Freitag, 19. Oktober 2012

Noh Mercy - Noh Mercy (Superior Viaduct)


San Francisco war in den späten 1970er und frühen 80er Jahren so etwas wie der westliche Gegenpol zu New York: Die Stadt an der Pazifikküste hatte gewissermaßen ihre eigene „No Wave“, in Gestalt einer überaus lebendigen Art-Punk Szene. Einige wenige der daraus hervorgegangenen Bands – Tuxedomoon, später Flipper – haben überregionale Bekanntheit erlangt, während das Gros jener Szene weitgehend unbeachtet blieb. Um wenigstens einige dieser Künstler vor dem Vergessen zu retten, hat es sich das junge Label Superior Viaduct zur Aufgabe gemacht, Reissues und Diskographien ebendieser Bands bereit zu stellen – und Noh Mercy sind eine davon.
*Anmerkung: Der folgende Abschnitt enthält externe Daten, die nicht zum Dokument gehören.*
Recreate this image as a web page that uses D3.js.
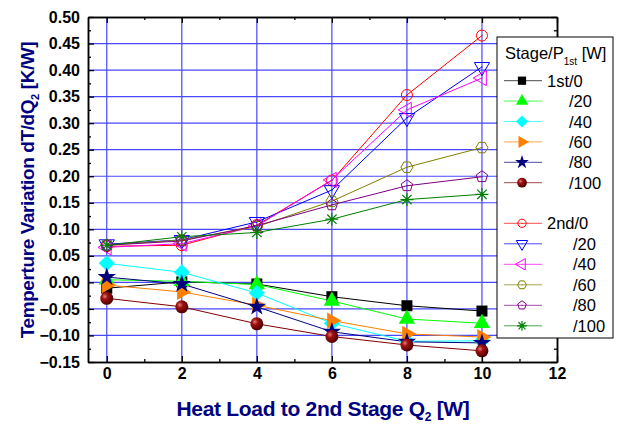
<!DOCTYPE html>
<html>
<head>
<meta charset="utf-8">
<script src="https://cdn.jsdelivr.net/npm/d3@7"></script>
<style>
  body { margin: 0; background: #fff; }
  svg { font-family: "Liberation Sans", Arial, sans-serif; }
</style>
</head>
<body>
<div id="chart"></div>
<script>
// heat load on the 2nd stage [W]
const qLoad = [0, 2, 4, 6, 8, 10];

// 1st stage temperature variation, one list per P1st
const first0 = [-0.011, 0.001, -0.003, -0.027, -0.044, -0.054];
const first20 = [0.005, 0.002, -0.004, -0.035, -0.069, -0.077];
const first40 = [0.036, 0.019, -0.020, -0.077, -0.111, -0.110];
const first60 = [-0.005, -0.018, -0.043, -0.072, -0.097, -0.103];
const first80 = [0.010, -0.003, -0.046, -0.093, -0.112, -0.114];
const first100 = [-0.030, -0.046, -0.078, -0.102, -0.118, -0.129];

// 2nd stage temperature variation
const second0 = [0.068, 0.070, 0.108, 0.192, 0.353, 0.465];
const second20 = [0.072, 0.080, 0.114, 0.174, 0.310, 0.406];
const second40 = [0.066, 0.073, 0.106, 0.193, 0.325, 0.385];
const second60 = [0.070, 0.080, 0.105, 0.153, 0.217, 0.254];
const second80 = [0.070, 0.078, 0.107, 0.146, 0.182, 0.199];
const second100 = [0.070, 0.086, 0.094, 0.119, 0.156, 0.166];

const legendLabels = ["1st/0", "/20", "/40", "/60", "/80", "/100",
                      "2nd/0", "/20", "/40", "/60", "/80", "/100"];

const xTicks = [0, 2, 4, 6, 8, 10, 12];
const yTicks = d3.range(-0.15, 0.5001, 0.05);

const series = [
  { values: first0, color: "#000000", marker: "square", fill: true },
  { values: first20, color: "#00ff00", marker: "triUp", fill: true },
  { values: first40, color: "#00ffff", marker: "diamond", fill: true },
  { values: first60, color: "#ff8000", marker: "triRight", fill: true },
  { values: first80, color: "#000080", marker: "star", fill: true },
  { values: first100, color: "#800000", marker: "sphere", fill: true },
  { values: second0, color: "#ff0000", marker: "circle", fill: false },
  { values: second20, color: "#0000ff", marker: "triDown", fill: false },
  { values: second40, color: "#ff00ff", marker: "triLeft", fill: false },
  { values: second60, color: "#808000", marker: "hexagon", fill: false },
  { values: second80, color: "#800080", marker: "pentagon", fill: false },
  { values: second100, color: "#008000", marker: "asterisk", fill: false },
];
series.forEach((s, i) => s.label = legendLabels[i]);

const width = 617;
const height = 425;
const plot = { left: 88, right: 557, top: 17, bottom: 362 };

const x = d3.scaleLinear().domain([-0.5, 12]).range([plot.left, plot.right]);
const y = d3.scaleLinear().domain([-0.15, 0.5]).range([plot.bottom, plot.top]);

const svg = d3.select("#chart")
  .append("svg")
    .attr("width", width)
    .attr("height", height);

const defs = svg.append("defs");
const grad = defs.append("radialGradient")
    .attr("id", "ball")
    .attr("cx", "35%").attr("cy", "35%").attr("r", "65%");
grad.append("stop").attr("offset", "0%").attr("stop-color", "#e08080");
grad.append("stop").attr("offset", "35%").attr("stop-color", "#a01010");
grad.append("stop").attr("offset", "100%").attr("stop-color", "#500000");

// grid
const gridColor = "#4848ff";
svg.append("g")
  .selectAll("line")
  .data(xTicks.filter((d) => d < 12))
  .join("line")
    .attr("x1", (d) => x(d)).attr("x2", (d) => x(d))
    .attr("y1", plot.top).attr("y2", plot.bottom)
    .attr("stroke", gridColor).attr("stroke-width", 1.2);

svg.append("g")
  .selectAll("line")
  .data(yTicks.filter((d) => d > -0.149 && d < 0.499))
  .join("line")
    .attr("x1", plot.left).attr("x2", plot.right)
    .attr("y1", (d) => y(d)).attr("y2", (d) => y(d))
    .attr("stroke", gridColor).attr("stroke-width", 1.2);

// marker drawing
const polygon = (n, r, rot) => {
  const pts = d3.range(n).map((i) => {
    const a = rot + i * 2 * Math.PI / n;
    return [r * Math.cos(a), r * Math.sin(a)];
  });
  return "M" + pts.map((p) => p.join(",")).join("L") + "Z";
};

function drawMarker(g, s, k) {
  const c = s.color;
  const a = k * k;
  switch (s.marker) {
    case "square":
      g.append("path").attr("d", d3.symbol(d3.symbolSquare, 121 * a)()).attr("fill", c);
      break;
    case "triUp":
      g.append("path").attr("d", d3.symbol(d3.symbolTriangle, 115 * a)()).attr("fill", c);
      break;
    case "diamond":
      g.append("path").attr("d", polygon(4, 8 * k, -Math.PI / 2)).attr("fill", c);
      break;
    case "triRight":
      g.append("path").attr("d", d3.symbol(d3.symbolTriangle, 115 * a)())
        .attr("transform", "rotate(90)").attr("fill", c);
      break;
    case "star":
      g.append("path").attr("d", d3.symbol(d3.symbolStar, 105 * a)()).attr("fill", c);
      break;
    case "sphere":
      g.append("circle").attr("r", 6.5 * k).attr("fill", "url(#ball)");
      break;
    case "circle":
      g.append("circle").attr("r", 5.5 * k).attr("fill", "none").attr("stroke", c);
      break;
    case "triDown":
      g.append("path").attr("d", d3.symbol(d3.symbolTriangle, 100 * a)())
        .attr("transform", "rotate(180)").attr("fill", "none").attr("stroke", c);
      break;
    case "triLeft":
      g.append("path").attr("d", d3.symbol(d3.symbolTriangle, 100 * a)())
        .attr("transform", "rotate(-90)").attr("fill", "none").attr("stroke", c);
      break;
    case "hexagon":
      g.append("path").attr("d", polygon(6, 6 * k, 0)).attr("fill", "none").attr("stroke", c);
      break;
    case "pentagon":
      g.append("path").attr("d", polygon(5, 6 * k, -Math.PI / 2)).attr("fill", "none").attr("stroke", c);
      break;
    case "asterisk": {
      const r = 6.5 * k, d = r * 0.72;
      g.append("path").attr("d", `M0,${-r}V${r}M${-r},0H${r}M${-d},${-d}L${d},${d}M${-d},${d}L${d},${-d}`)
        .attr("stroke", c).attr("stroke-width", 1.2);
      break;
    }
  }
  if (!s.fill && s.marker !== "asterisk") {
    g.append("circle").attr("r", 0.6).attr("fill", c);
  }
}

const line = d3.line()
  .x((d) => x(d[0]))
  .y((d) => y(d[1]));

// second stage first, first stage on top
const drawOrder = series.slice(6).concat(series.slice(0, 6));
drawOrder.forEach((s) => {
  const pts = qLoad.map((q, i) => [q, s.values[i]]);
  svg.append("path")
    .attr("d", line(pts))
    .attr("fill", "none")
    .attr("stroke", s.color)
    .attr("stroke-width", 1);
});
drawOrder.forEach((s) => {
  const pts = qLoad.map((q, i) => [q, s.values[i]]);
  svg.append("g")
    .selectAll("g")
    .data(pts)
    .join("g")
      .attr("transform", (d) => `translate(${x(d[0])},${y(d[1])})`)
      .each(function () { drawMarker(d3.select(this), s, 1); });
});

// axes, ticks pointing inward
const tickFont = (g) => g.selectAll("text")
  .attr("font-size", 16).attr("font-weight", "bold").attr("fill", "#000");
const minorX = d3.range(1, 12, 2);
const minorY = d3.range(-0.125, 0.5, 0.05);

svg.append("g")
  .attr("transform", `translate(0,${plot.bottom})`)
  .call(d3.axisBottom(x).tickValues(xTicks).tickSizeInner(-6).tickSizeOuter(0).tickPadding(6))
  .call(tickFont);
svg.append("g")
  .attr("transform", `translate(0,${plot.bottom})`)
  .call(d3.axisBottom(x).tickValues(minorX).tickSizeInner(-3).tickSizeOuter(0).tickFormat(""));
svg.append("g")
  .attr("transform", `translate(0,${plot.top})`)
  .call(d3.axisTop(x).tickValues(xTicks).tickSizeInner(-6).tickSizeOuter(0).tickFormat(""));
svg.append("g")
  .attr("transform", `translate(0,${plot.top})`)
  .call(d3.axisTop(x).tickValues(minorX).tickSizeInner(-3).tickSizeOuter(0).tickFormat(""));

svg.append("g")
  .attr("transform", `translate(${plot.left},0)`)
  .call(d3.axisLeft(y).tickValues(yTicks).tickSizeInner(-6).tickSizeOuter(0).tickPadding(8)
    .tickFormat(d3.format(".2f")))
  .call(tickFont);
svg.append("g")
  .attr("transform", `translate(${plot.left},0)`)
  .call(d3.axisLeft(y).tickValues(minorY).tickSizeInner(-3).tickSizeOuter(0).tickFormat(""));
svg.append("g")
  .attr("transform", `translate(${plot.right},0)`)
  .call(d3.axisRight(y).tickValues(yTicks).tickSizeInner(-6).tickSizeOuter(0).tickFormat(""));
svg.append("g")
  .attr("transform", `translate(${plot.right},0)`)
  .call(d3.axisRight(y).tickValues(minorY).tickSizeInner(-3).tickSizeOuter(0).tickFormat(""));

svg.selectAll(".domain").attr("stroke", "#000").attr("stroke-width", 1.5);
svg.selectAll(".tick line").attr("stroke", "#000").attr("stroke-width", 1.3);

// axis titles
const xTitle = svg.append("text")
  .attr("x", 323)
  .attr("y", 416)
  .attr("text-anchor", "middle")
  .attr("font-size", 21).attr("font-weight", "bold").attr("fill", "#000080")
  .attr("letter-spacing", -0.3);
xTitle.append("tspan").text("Heat Load to 2nd Stage Q");
xTitle.append("tspan").attr("font-size", 12).attr("dy", 5).text("2");
xTitle.append("tspan").attr("dy", -5).text(" [W]");

const yTitle = svg.append("text")
  .attr("transform", `translate(34,190) rotate(-90)`)
  .attr("text-anchor", "middle")
  .attr("font-size", 19).attr("font-weight", "bold").attr("fill", "#000080")
  .attr("letter-spacing", -0.4);
yTitle.append("tspan").text("Temperture Variation dT/dQ");
yTitle.append("tspan").attr("font-size", 11).attr("dy", 5).text("2");
yTitle.append("tspan").attr("dy", -5).text(" [K/W]");

// legend
const legend = svg.append("g");
legend.append("rect")
  .attr("x", 497).attr("y", 37)
  .attr("width", 116).attr("height", 301)
  .attr("fill", "#fff").attr("stroke", "#000").attr("stroke-width", 1);

const title = legend.append("text")
  .attr("x", 505).attr("y", 59)
  .attr("font-size", 16.5).attr("fill", "#000");
title.append("tspan").text("Stage/P");
title.append("tspan").attr("font-size", 10).attr("dy", 6).text("1st");
title.append("tspan").attr("dy", -6).text(" [W]");

series.forEach((s, i) => {
  const cy = i < 6 ? 80.7 + i * 20.4 : 223.3 + (i - 6) * 20.5;
  const g = legend.append("g").attr("transform", `translate(0,${cy})`);
  g.append("line")
    .attr("x1", 504).attr("x2", 542)
    .attr("stroke", s.color).attr("stroke-width", 1).attr("opacity", 0.7);
  const m = g.append("g").attr("transform", "translate(522,0)");
  drawMarker(m, s, 0.75);
  const tx = (i === 0 || i === 6) ? 547 : (i < 6 ? 569 : 573);
  g.append("text")
    .attr("x", tx).attr("y", 6)
    .attr("font-size", 16.5).attr("fill", "#000")
    .text(s.label);
});
</script>
</body>
</html>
In den späten 70ern gegründet, brachte das rein weibliche Duo – „No Boys on Guitars“ – nur zwei Tracks auf dem mittlerweile legendären Earcom 3-Sampler in Umlauf; Der Rest ihres Schaffens wird erst durch die vorliegende Diskographie zugänglich. Eröffnet wird diese Werkschau von Caucasian Guilt, einem der beiden Sampler-Tracks: Der mächtige Punch des Schlagzeugs und der wütende, zwischen den Zähnen hervor gepresste Sprechgesang sorgen dafür, dass die Abwesenheit von Gitarren nicht einmal bemerkt wird. Textlich ist der Song mindestens ebenso bemerkenswert wie musikalisch, ein verzweifelter, polemischer (und letztlich zum Scheitern verurteilter) Versuch, sich von dem schweren „Rucksack“ an Schuldgefühlen loszusagen, der Menschen mit „weißer“ Hautfarbe (von den Privilegien, die damit einher gehen, müssen wir hier wohl nicht erst sprechen…) durch all die rassistischen Greueltaten der Vergangenheit (und Gegenwart) aufgebürdet ist – dabei aber keine Verdrängung, denn die Untaten werden sogar minutiös aufgelistet. Die Moral ist einfach, aber nicht von der Hand zu weisen: Es sind paradoxerweise gerade diese Schuldgefühle, die uns davon abhalten, die Grenzen im Kopf zu überwinden, den „Anderen“ unbefangen gegenüber zu treten.
Doch nicht alle Songs handeln von so befrachteten und schweren Themen, und auch musikalisch erweisen sich die beiden Musikerinnen als äußerst vielseitig, was uns zahlreiche Vergleichsmöglichkeiten an die Hand gibt: Mit den Slits verbindet Noh Mercy der Überschwang; mit den Minutemen die Verknappung und die schnalzenden Rhythmen (Pay the Devil); mit Crass – zu Penis Envy-Zeiten – haben sie den beißend-kritischen Humor und das Präzisionsdrumming gemeinsam (Revolutionary Spy); mit Teenage Jesus and the Jerks die brutalen Slide-Gitarren (Lines) – die Liste ließe sich fortsetzen.
Diese Diskographie ist ein Dokument der Musikalität, Energie, Kreativität – und trotz aller genannten Referenzen – fraglosen Eigenständigkeit dieser beiden Musikerinnen. Es nötigt darüberhinaus, die Geschichte des (Post-)Punk um- oder sogar neu zu schreiben. Danke, Superior Viaduct.